Chinese police have arrested eight people, including several editorial staff from a prominent financial newspaper, on suspicion of extorting money from businesses, Xinhua news agency said yesterday.
Employees of two local public relations firms were among the eight people being investigated by Shanghai police, it added.
The probe into the 21st Century Business Herald newspaper is one of the biggest into the local media since Chinese President Xi Jinping (習近平) launched a sweeping crackdown on corruption when he took over the Chinese Communist Party in late 2012.
Experts have long said that corruption was rife within Chinese media, with poorly paid journalists often susceptible to bribery.
Police had taken “criminal coercive measures against the eight suspects” in line with the law, Xinhua cited the Public Security Bureau in Shanghai as saying. The eight were identified only by their surnames.
An official at the Shanghai office of the 21st Century Business Herald declined to comment. The newspaper is widely considered an influential business daily, but it is not run by the government.
The public relations companies are Roya Investment Services and Nukirin. They could not be reached for comment.
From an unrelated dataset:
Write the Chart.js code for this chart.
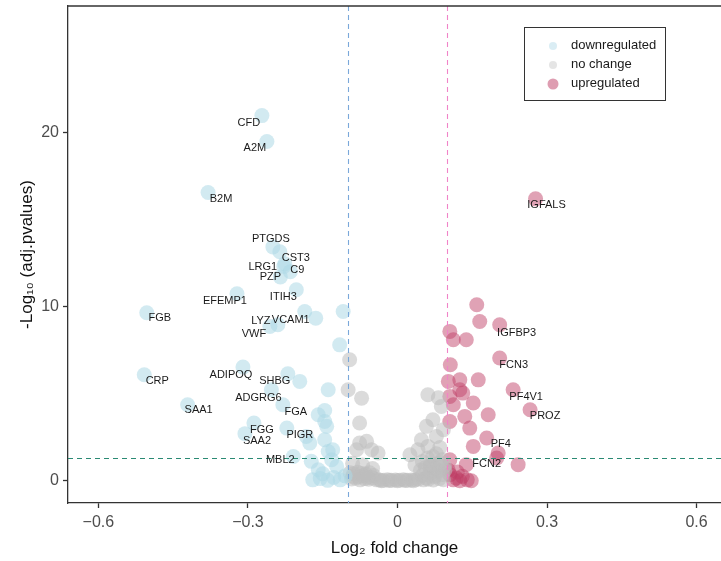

Xinhua said the editor-in-chief of the newspaper’s Web site, surnamed Liu, its deputy editor, surnamed Zhou, and other editorial and operations staff had colluded with the two PR firms in Shanghai and Shenzhen to target companies that were about to be publicly listed or restructured to “carry out illegal activities.”
“After accepting high fees from the businesses who were willing to engage in ‘positive propaganda,’ the suspects would exaggerate positive facts or conceal negative issues,” Xinhua said, citing a police investigation that started last year.
If companies did not cooperate, the newspaper would “release negative reports maliciously attacking them” and “blackmail” them into signing advertising or cooperation deals, Xinhua said.
Jiao Guobiao (焦國標), a former journalism professor at Peking University who was forced out of his job in 2005 after denouncing China’s propaganda controls on the Internet, said the investigation could signal a wider probe into the media.
“The Chinese media is inflicted with a very heavy disease,” Jiao said, adding that extortion is “a common phenomenon” among news outfits.
A reporter for the Guangzhou-based New Express tabloid was arrested in October last year after confessing on state television to accepting bribes for fabricating more than a dozen stories about Changsha-based Zoomlion Heavy Industry Science and Technology Co.
The reporter wrote that Zoomlion had engaged in sales fraud and exaggerated its profits, accusations strongly denied by the state-owned construction equipment maker.
More recently, authorities have been investigating several senior staff from state broadcaster China Central Television.
Last year, the 21st Century Business Herald published a series of stories alleging bribery among foreign and local pharmaceutical companies, citing unidentified whistleblowers.